◆ Exercise directions:
Please write out the lines of the data exactly, beginning with the first and ending with the line containing "ax = fig.add_axes([0.174, 0.2725, 0.69, 0.63])"; leave the pictures behind.
### Data segment
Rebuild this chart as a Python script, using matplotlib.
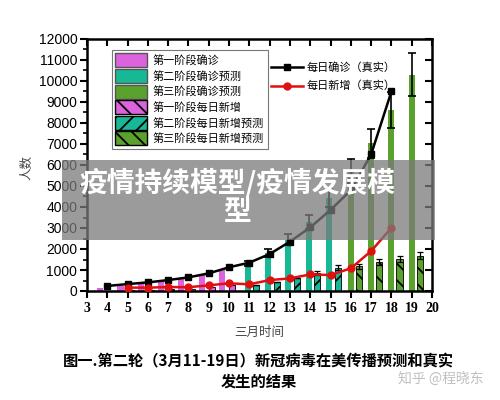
import matplotlib.pyplot as plt
import matplotlib.patches as mpatches
from matplotlib.lines import Line2D
from matplotlib.ticker import MultipleLocator

plt.rcParams['font.family'] = ['Noto Sans CJK SC', 'DejaVu Sans']
plt.rcParams['hatch.linewidth'] = 1.3

# 第一阶段 (3/4 - 3/10)
days1 = [4, 5, 6, 7, 8, 9, 10]
conf1 = [160, 240, 320, 480, 600, 760, 1000]
new1 = [20, 40, 60, 80, 110, 200, 300]

# 第二阶段预测 (3/11 - 3/15)
days2 = [11, 12, 13, 14, 15]
conf2 = [1300, 1800, 2450, 3300, 4440]
new2 = [290, 440, 600, 870, 1110]

# 第三阶段预测 (3/16 - 3/19)
days3 = [16, 17, 18, 19]
conf3 = [5700, 7030, 8630, 10300]
new3 = [1190, 1370, 1510, 1680]

# 真实数据
real_days = [4, 5, 6, 7, 8, 9, 10, 11, 12, 13, 14, 15, 16, 17, 18]
real_conf = [240, 330, 410, 520, 650, 840, 1130, 1350, 1760, 2350, 3030, 3860, 4800, 6500, 9500]
new_days = [5, 6, 7, 8, 9, 10, 11, 12, 13, 14, 15, 16, 17, 18]
real_new = [160, 160, 190, 180, 270, 365, 320, 520, 600, 790, 760, 1080, 1900, 3010]

pink = '#DD62DD'
teal = '#16B895'
green = '#5BA12D'
w = 0.3

fig = plt.figure(figsize=(5, 4), dpi=100)
ax = fig.add_axes([0.174, 0.2725, 0.69, 0.63])

ax.bar([d - 0.35 for d in days1], conf1, w, color=pink, zorder=2)
ax.bar([d - 0.08 for d in days2], conf2, w, color=teal, zorder=2,
       yerr=[c * 0.1 for c in conf2], capsize=3, error_kw=dict(ecolor='black', elinewidth=1.2, capthick=1.2))
ax.bar(days3, conf3, w, color=green, zorder=2,
       yerr=[c * 0.1 for c in conf3], capsize=3, error_kw=dict(ecolor='black', elinewidth=1.2, capthick=1.2))

ax.bar([d + 0.15 for d in days1], new1, w, color=pink, edgecolor='black', linewidth=0.6,
       hatch='\\\\', zorder=2)
ax.bar([d + 0.35 for d in days2], new2, w, color=teal, edgecolor='black', linewidth=0.6,
       hatch='//', zorder=2,
       yerr=[0, 0, 0] + [c * 0.1 for c in new2[3:]], capsize=2.5,
       error_kw=dict(ecolor='black', elinewidth=0.9, capthick=0.9))
ax.bar([d + 0.4 for d in days3], new3, w, color=green, edgecolor='black', linewidth=0.6,
       hatch='\\\\', zorder=2,
       yerr=[c * 0.1 for c in new3], capsize=2.5,
       error_kw=dict(ecolor='black', elinewidth=0.9, capthick=0.9))

ax.plot(real_days, real_conf, color='black', lw=1.8, marker='s', ms=5, zorder=4)
ax.plot(new_days, real_new, color='#E01010', lw=1.8, marker='o', ms=5, zorder=4)

ax.set_xlim(3, 20)
ax.set_ylim(0, 12000)
ax.xaxis.set_major_locator(MultipleLocator(1))
ax.yaxis.set_major_locator(MultipleLocator(1000))
ax.yaxis.set_minor_locator(MultipleLocator(500))
for s in ax.spines.values():
    s.set_linewidth(1.8)
ax.tick_params(axis='x', which='major', direction='out', length=5, width=1.5, pad=3,
               top=True, labeltop=False)
ax.tick_params(axis='y', which='major', direction='out', length=5, width=1.5, pad=2,
               right=True, labelright=False)
ax.tick_params(axis='y', which='minor', direction='out', length=3, width=1.2)
for t in ax.xaxis.get_major_ticks():
    t.tick2line.set_marker(3)  # inward top ticks
for t in ax.yaxis.get_major_ticks():
    t.tick2line.set_marker(0)  # inward right ticks

for lb in ax.get_xticklabels():
    lb.set_fontfamily('Liberation Serif')
    lb.set_fontweight('bold')
    lb.set_fontsize(10)
for lb in ax.get_yticklabels():
    lb.set_fontfamily('Liberation Sans')
    lb.set_fontsize(10)

ax.set_xlabel('三月时间', fontsize=9, color='#444444', labelpad=8)
ax.set_ylabel('人数', fontsize=9, color='#444444')
ax.yaxis.set_label_coords(-0.155, 0.49)

handles1 = [
    mpatches.Patch(facecolor=pink, edgecolor='#555555', label='第一阶段确诊'),
    mpatches.Patch(facecolor=teal, edgecolor='#555555', label='第二阶段确诊预测'),
    mpatches.Patch(facecolor=green, edgecolor='#555555', label='第三阶段确诊预测'),
    mpatches.Patch(facecolor=pink, edgecolor='black', hatch='\\\\', label='第一阶段每日新增'),
    mpatches.Patch(facecolor=teal, edgecolor='black', hatch='//', label='第二阶段每日新增预测'),
    mpatches.Patch(facecolor=green, edgecolor='black', hatch='\\\\', label='第三阶段每日新增预测'),
]
leg1 = ax.legend(handles=handles1, loc='upper left', bbox_to_anchor=(0.072, 0.956),
                 borderaxespad=0, fontsize=8, frameon=True, fancybox=False,
                 edgecolor='#555555', handlelength=2.9, handleheight=1.55,
                 labelspacing=0.15, handletextpad=0.5, borderpad=0.3)
leg1.get_frame().set_linewidth(0.8)
ax.add_artist(leg1)

handles2 = [
    Line2D([], [], color='black', lw=1.8, marker='s', ms=5, label='每日确诊（真实）'),
    Line2D([], [], color='#E01010', lw=1.8, marker='o', ms=5, label='每日新增（真实）'),
]
ax.legend(handles=handles2, loc='upper left', bbox_to_anchor=(0.52, 0.925),
          borderaxespad=0, fontsize=8, frameon=False, handlelength=2.9,
          labelspacing=0.7, handletextpad=0.3)

# grey banner over the chart
fig.patches.append(mpatches.Rectangle((0.124, 0.4), 0.746, 0.2, transform=fig.transFigure,
                                      facecolor='#7a7a7a', alpha=0.75, zorder=10))
fig.text(0.474, 0.5425, '疫情持续模型/疫情发展模', color='white', fontsize=20,
         fontweight='bold', ha='center', va='center', zorder=11)
fig.text(0.474, 0.4695, '型', color='white', fontsize=20,
         fontweight='bold', ha='center', va='center', zorder=11)

fig.text(0.517, 0.0958, '图一.第二轮（3月11-19日）新冠病毒在美传播预测和真实',
         fontsize=11, fontweight='bold', ha='center', va='center')
fig.text(0.518, 0.046, '发生的结果', fontsize=11, fontweight='bold', ha='center', va='center')
fig.text(0.882, 0.0525, '知乎 @程晓东', fontsize=10, color='#c0c0c0', ha='center', va='center')

fig.savefig('out.png', dpi=100)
######
◆ Completed exercise:
Rebuild this chart as a Python script, using matplotlib.
import matplotlib.pyplot as plt
import matplotlib.patches as mpatches
from matplotlib.lines import Line2D
from matplotlib.ticker import MultipleLocator

plt.rcParams['font.family'] = ['Noto Sans CJK SC', 'DejaVu Sans']
plt.rcParams['hatch.linewidth'] = 1.3

# 第一阶段 (3/4 - 3/10)
days1 = [4, 5, 6, 7, 8, 9, 10]
conf1 = [160, 240, 320, 480, 600, 760, 1000]
new1 = [20, 40, 60, 80, 110, 200, 300]

# 第二阶段预测 (3/11 - 3/15)
days2 = [11, 12, 13, 14, 15]
conf2 = [1300, 1800, 2450, 3300, 4440]
new2 = [290, 440, 600, 870, 1110]

# 第三阶段预测 (3/16 - 3/19)
days3 = [16, 17, 18, 19]
conf3 = [5700, 7030, 8630, 10300]
new3 = [1190, 1370, 1510, 1680]

# 真实数据
real_days = [4, 5, 6, 7, 8, 9, 10, 11, 12, 13, 14, 15, 16, 17, 18]
real_conf = [240, 330, 410, 520, 650, 840, 1130, 1350, 1760, 2350, 3030, 3860, 4800, 6500, 9500]
new_days = [5, 6, 7, 8, 9, 10, 11, 12, 13, 14, 15, 16, 17, 18]
real_new = [160, 160, 190, 180, 270, 365, 320, 520, 600, 790, 760, 1080, 1900, 3010]

pink = '#DD62DD'
teal = '#16B895'
green = '#5BA12D'
w = 0.3

fig = plt.figure(figsize=(5, 4), dpi=100)
ax = fig.add_axes([0.174, 0.2725, 0.69, 0.63])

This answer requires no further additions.